Design and synthesis of TiO2/Ti3C2 composites for highly efficient photocatalytic removal of acetaminophen: The relationships between synthesis parameters, physicochemical properties, and photocatalytic activity

Abstract

In this study, we report the potential of TiO2/Ti3C2 composite fabricated by oxidation of MXene for degradation of persistent organic pollutants. The effect of the synthesis conditions (time, temperature, and reaction environment) on the morphology, physicochemical properties, and photocatalytic activity was investigated. It was found that acetaminophen degradation was positively correlated with TiO2 content in the composite structure. Furthermore, the findings confirmed that the synthesis reaction environment strongly influenced the obtained materials photocatalytic activity. The TiO2/Ti3C2 composite obtained by solvothermal route in the presence of hydrochloric acid and ammonium fluoride exhibited the highest efficiency towards acetaminophen degradation than other composite materials, for which ACT removal reached 92 % within 60 min of irradiation under simulated solar light. The improved photocatalytic performance can be attributed to the presence of anatase-rutile polymorphs exposing highly active { 0 0 1} and { 1 0 1} facets coupled with MXene.
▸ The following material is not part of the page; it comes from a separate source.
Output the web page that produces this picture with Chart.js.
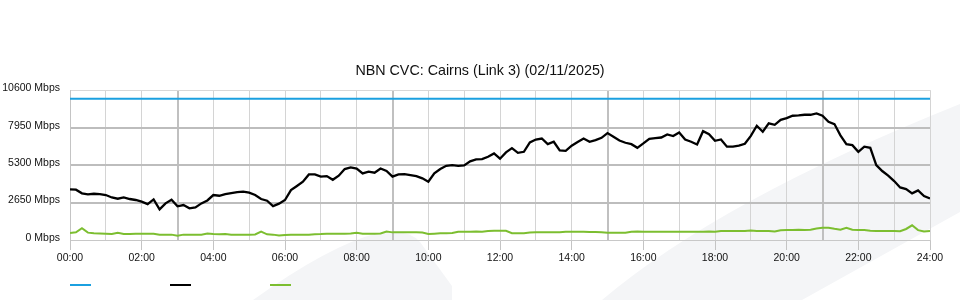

Superoxide anion radicals and hydroxyl radicals played a major role in ACT degradation. Moreover, 3-hydroxyacetaminophen was detected as the first intermediate of ACT degradation, leading quickly to aromatic ring opening and production of aliphatic acids. Overall, this work provides an effective strategy for designing novel and efficient MXene-based photocatalysts for the degradation of emerging contaminants in water systems.